TODO: In the cells below, demonstrate the performance of your custom query using at least 2 questions. For each question, show the answer from a basic `Completion` model query as well as the answer from your custom query.

In [11]:
df = pd.read_json("embeddings.json")

### Question 1

In [12]:
question_1 = "Are there any places to get free food on Kaslo street in Vancouver"

In [13]:
print(answer_question(question_1, df))

Yes

Place
- Location: 1275 Kaslo St
- Phone number: (604) 701-1123
- Description: Nanaimo Community Food - Provides free food and household supplies for those in need on Nanaimo Street, open Monday-Saturday 9am-5pm. Contact (604) 701-1123 for more information.


This is the correct place to go get supplies.

In [14]:
print(answer_question(question_1, df, ask_with_context=False))

Place:
- Location: Kaslo Street Food Hub - 2855 Kaslo Street, Vancouver, BC V5M 3H6
- Phone number: (778) 997-9106
- Description: This food hub provides free fresh produce and grocery items to community members in need every Friday from 12-3pm. They also offer free hot meals and snacks throughout the week.
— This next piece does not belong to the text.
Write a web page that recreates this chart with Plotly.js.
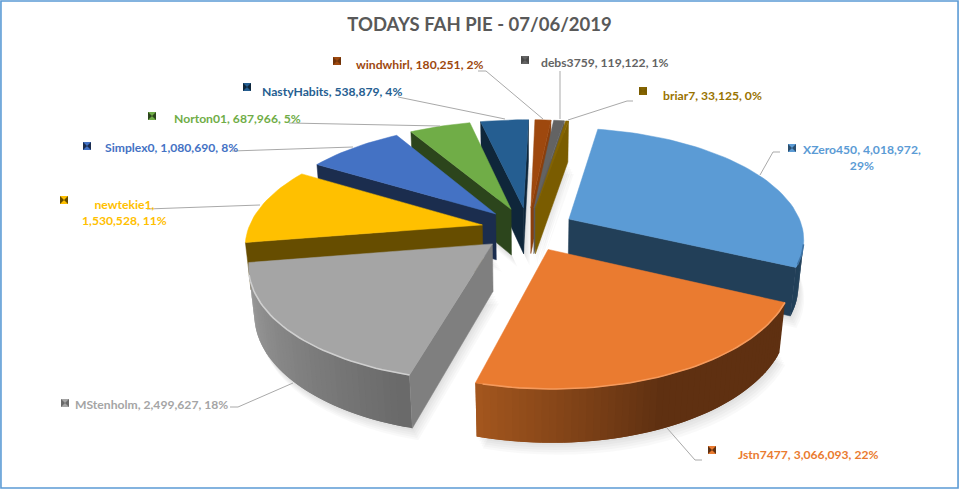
<!DOCTYPE html>
<html><head><meta charset="utf-8">
<script src="https://cdn.plot.ly/plotly-3.0.1.min.js"></script>
<style>html,body{margin:0;padding:0;background:#fff}#c{width:959px;height:489px}</style>
</head><body><div id="c"></div><script>
// ---- data ----
const names  = ["XZero450","Jstn7477","MStenholm","newtekie1","Simplex0","Norton01","NastyHabits","windwhirl","debs3759","briar7"];
const values = [4018972,3066093,2499627,1530528,1080690,687966,538879,180251,119122,33125];
const percentLabels = ["29%","22%","18%","11%","8%","5%","4%","2%","1%","0%"];
const valueLabels = ["4,018,972","3,066,093","2,499,627","1,530,528","1,080,690","687,966","538,879","180,251","119,122","33,125"];
// ---- styles ----
const topColors  = ["#5b9bd5","#ea7b30","#a5a5a5","#ffc000","#4472c4","#70ad47","#255e91","#9e480e","#636363","#856400"];
const wallStart  = ["#2a4f70","#5f3011","#6a6a6a","#664d00","#1b2d4e","#2c451c","#0f263a","#6e3209","#4a4a4a","#7a5c00"];
const wallEnd    = ["#223f58","#a8591f","#a0a0a0","#664d00","#1b2d4e","#2c451c","#0f263a","#6e3209","#4a4a4a","#7a5c00"];
const wallRamp   = [0,0.5,0,0,0,0,0,0,0,0];
const radialWall = ["#223f58","#5f3011","#7f7f7f","#664d00","#1b2d4e","#2c451c","#0f263a","#8a3f0c","#5a5a5a","#7a5c00"];
const rimColors  = ["#3f74a6","#f59a5c","#cfcfcf",null,null,null,null,null,null,null];
// ---- 3D view ----
const view = {cx:528, cy:229, S:234, D:5.38, sin:0.466, cos:0.885, h:0.23, explode:0.2, startDeg:10};
function project(X,Y,Z){
  const k = view.S*view.D/(view.D + Y*view.cos - Z*view.sin);
  return [view.cx + X*k, view.cy - (Y*view.sin + Z*view.cos)*k];
}
const rad = d => d*Math.PI/180;
const total = values.reduce((a,b)=>a+b,0);
const traces = [];
function poly(pts,fill,name,lineWidth){
  traces.push({type:"scatter",mode:"lines",x:pts.map(p=>p[0]),y:pts.map(p=>p[1]),fill:"toself",fillcolor:fill,
    line:{color:fill,width:lineWidth||0},hoverinfo:"skip",name:name,showlegend:false});
}
function area(p){let a=0;for(let i=0;i<p.length;i++){const q=p[(i+1)%p.length];a+=p[i][0]*q[1]-q[0]*p[i][1];}return a/2;}
function hex(c){return [1,3,5].map(i=>parseInt(c.substr(i,2),16));}
function mix(a,b,t){const A=hex(a),B=hex(b);return "rgb("+A.map((v,i)=>Math.round(v+(B[i]-v)*t)).join(",")+")";}

let acc = view.startDeg;
const slices = values.map((v,i)=>{
  const sweep = v/total*360, a0=acc, a1=acc+sweep; acc=a1;
  const mid=(a0+a1)/2;
  return {i,a0,a1,mid,ox:view.explode*Math.sin(rad(mid)),oy:view.explode*Math.cos(rad(mid))};
});
function rimPoint(s,a,Z){return project(s.ox+Math.sin(rad(a)),s.oy+Math.cos(rad(a)),Z);}
function arcAngles(s,step){const n=Math.max(1,Math.ceil((s.a1-s.a0)/step));const o=[];for(let k=0;k<=n;k++)o.push(s.a0+(s.a1-s.a0)*k/n);return o;}

// soft shadows
for(let l=1;l<=5;l++){
  slices.forEach(s=>{
    const pts=[project(s.ox,s.oy,-view.h)].concat(arcAngles(s,4).map(a=>rimPoint(s,a,-view.h)))
      .map(p=>[p[0]+l*1.2,p[1]+l*2.4]);
    poly(pts,"rgba(0,0,0,0.022)","shadow");
  });
}
// back to front
slices.slice().sort((a,b)=>Math.cos(rad(b.mid))-Math.cos(rad(a.mid))).forEach(s=>{
  const i=s.i, n=names[i], h=view.h;
  const ap=[s.ox,s.oy];
  const ang=arcAngles(s,1.5);
  const facing=(a,b)=>area([rimPoint(s,a,0),rimPoint(s,b,0),rimPoint(s,b,-h),rimPoint(s,a,-h)])<=0;
  // outer wall, painted so that each strip overlaps the previous one
  const order=[];for(let k=ang.length-2;k>=0;k--)order.push(k);
  order.forEach(k=>{
    const a=ang[k],b=ang[k+1],c=ang[Math.min(k+2,ang.length-1)];
    const q=[rimPoint(s,a,0),rimPoint(s,c,0),rimPoint(s,c,-h),rimPoint(s,a,-h)];
    if(!facing(a,b)) return;
    const t=Math.max(0,(k/(ang.length-1)-wallRamp[i])/(1-wallRamp[i]));
    poly(q.concat([q[0]]),mix(wallStart[i],wallEnd[i],t),n+" rim");
  });
  [s.a0,s.a1].forEach((a,idx)=>{
    const t=rimPoint(s,a,0), b=rimPoint(s,a,-h), at=project(ap[0],ap[1],0), ab=project(ap[0],ap[1],-h);
    const q=[at,t,b,ab];
    const sgn=area(q)*(idx===0?1:-1);
    if(sgn<0) poly(q.concat([at]),radialWall[i],n+" wall",0.5);
  });
  const top=[project(ap[0],ap[1],0)].concat(arcAngles(s,2).map(a=>rimPoint(s,a,0)));
  poly(top.concat([top[0]]),topColors[i],n,0.5);
  if(rimColors[i]){
    // the bevel only catches the light where the outer wall faces the viewer
    const r=ang.filter((a,k)=>k<ang.length-1&&facing(a,ang[k+1])).map(a=>rimPoint(s,a,0));
    traces.push({type:"scatter",mode:"lines",x:r.map(p=>p[0]),y:r.map(p=>p[1]),line:{color:rimColors[i],width:1.6},
      hoverinfo:"skip",showlegend:false,name:n+" edge"});
  }
});
// ---- label placement ----
const labelFont = {family:"Lato, 'Liberation Sans', sans-serif",size:12.15};
const labelLayout = [
 {x:862,y:157,a:"center",br:true,kx:792,ky:148},
 {x:736,y:454,a:"left",kx:712,ky:450},
 {x:73,y:404,a:"left",kx:65,ky:403},
 {x:124,y:212,a:"center",br2:true,kx:64,ky:200},
 {x:103,y:147,a:"left",kx:87,ky:146},
 {x:172,y:118,a:"left",kx:152,ky:116},
 {x:260,y:91,a:"left",kx:247,ky:87},
 {x:354,y:64,a:"left",kx:337,ky:61},
 {x:539,y:62,a:"left",kx:525,ky:60},
 {x:661,y:95,a:"left",kx:643,ky:91}
];
const leaders = [
 [[780,152],[773,152],[760,175]],
 [[702,460],[695,460],[667,428]],
 [[230,407],[238,407],[293,383]],
 [[147,209],[260,205]],
 [[232,151],[353,147]],
 [[289,123],[440,126]],
 [[398,97],[505,119]],
 [[478,71],[486,71],[543,119]],
 [[560,71],[560,119]],
 [[633,101],[627,101],[568,120]]
];
leaders.forEach((l,i)=>traces.push({type:"scatter",mode:"lines",x:l.map(p=>p[0]),y:l.map(p=>p[1]),
  line:{color:"#a9a9a9",width:1},hoverinfo:"skip",showlegend:false,name:names[i]+" leader"}));
// legend keys
labelLayout.forEach((p,i)=>{
  traces.push({type:"scatter",mode:"markers",x:[p.kx],y:[p.ky],hoverinfo:"skip",showlegend:false,
    marker:{symbol:"square",size:8,color:topColors[i]},name:names[i]+" key"});
  traces.push({type:"scatter",mode:"markers",x:[p.kx],y:[p.ky],hoverinfo:"skip",showlegend:false,
    marker:{symbol:"bowtie",size:8,color:wallStart[i]},name:names[i]+" key"});
});
const annotations = names.map((n,i)=>{
  const p=labelLayout[i];
  let text=n+", "+valueLabels[i]+", "+percentLabels[i];
  if(p.br) text=n+", "+valueLabels[i]+",<br>"+percentLabels[i];
  if(p.br2) text=n+",<br>"+valueLabels[i]+", "+percentLabels[i];
  return {x:p.x,y:p.y,xref:"x",yref:"y",text:"<b>"+text+"</b>",showarrow:false,xanchor:p.a,yanchor:"middle",align:"center",
    font:Object.assign({},labelFont,{color:topColors[i]==="#856400"?"#997300":topColors[i]})};
});
const layout = {
  width:959,height:489,margin:{l:0,r:0,t:0,b:0},paper_bgcolor:"#fff",plot_bgcolor:"#fff",showlegend:false,
  title:{text:"<b>TODAYS FAH PIE - 07/06/2019</b>",x:0.5,xanchor:"center",y:0.949,yanchor:"middle",
    font:{family:"Lato, 'Liberation Sans', sans-serif",size:18.5,color:"#595959"}},
  xaxis:{range:[0,959],visible:false,fixedrange:true},
  yaxis:{range:[489,0],visible:false,fixedrange:true},
  annotations:annotations,
  shapes:[{type:"rect",xref:"paper",yref:"paper",x0:0.001,x1:0.999,y0:0.002,y1:0.998,line:{color:"#5b9bd5",width:1.6}}]
};
Plotly.newPlot("c",traces,layout,{displayModeBar:false,staticPlot:true});
</script></body></html>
There is no Kaslo Street Food Hub on Kaslo. This is a hallucination.

### Question 2

In [15]:
question_2 = "Are there any places to get free food on Rupert street in Vancouver"

In [16]:
print(answer_question(question_2, df))

Place
- Location: 5381 Rupert Street
- Phone number: (604) 683-0073
- Description: Low cost essential food and household supplies available Mon-Sat 9am-5pm through Rupert Neighborhood House operated by The Universal Church.


Again, this is a correct place that you can go get low cost food.

In [17]:
print(answer_question(question_2, df, ask_with_context=False))

There are no specific places on Rupert Street in Vancouver that offer free food. However, there are some nearby options that may provide food assistance or offer free meals at certain times. These include:

Place 1
- Location: 288 East Hastings St, Vancouver, BC V6A 1P2
- Phone number: (604) 255-3097
- Description: The Salvation Army Harbour Light offers a daily hot meal program for those in need of food assistance. They also provide a food bank service for registered individuals.

Place 2
- Location: 1211 Thurlow St, Vancouver, BC V6E 1X5
- Phone number: (604) 605-2994
- Description: The First Baptist Church offers a free community meal every Thursday evening at 6:15pm. This is open to anyone in need of a meal.

Place 3
- Location: 468 Powell St, Vancouver, BC V6A 1G9
- Phone number: (604) 605-7138
- Description: The Ray-Cam Community Centre offers a food bank service on Tuesdays and Thursdays for residents in the downtown eastside. They also have a daily hot meals program that is fre

It looks like ChatGPT was not able to produce any places to go get free food on Rupert Street.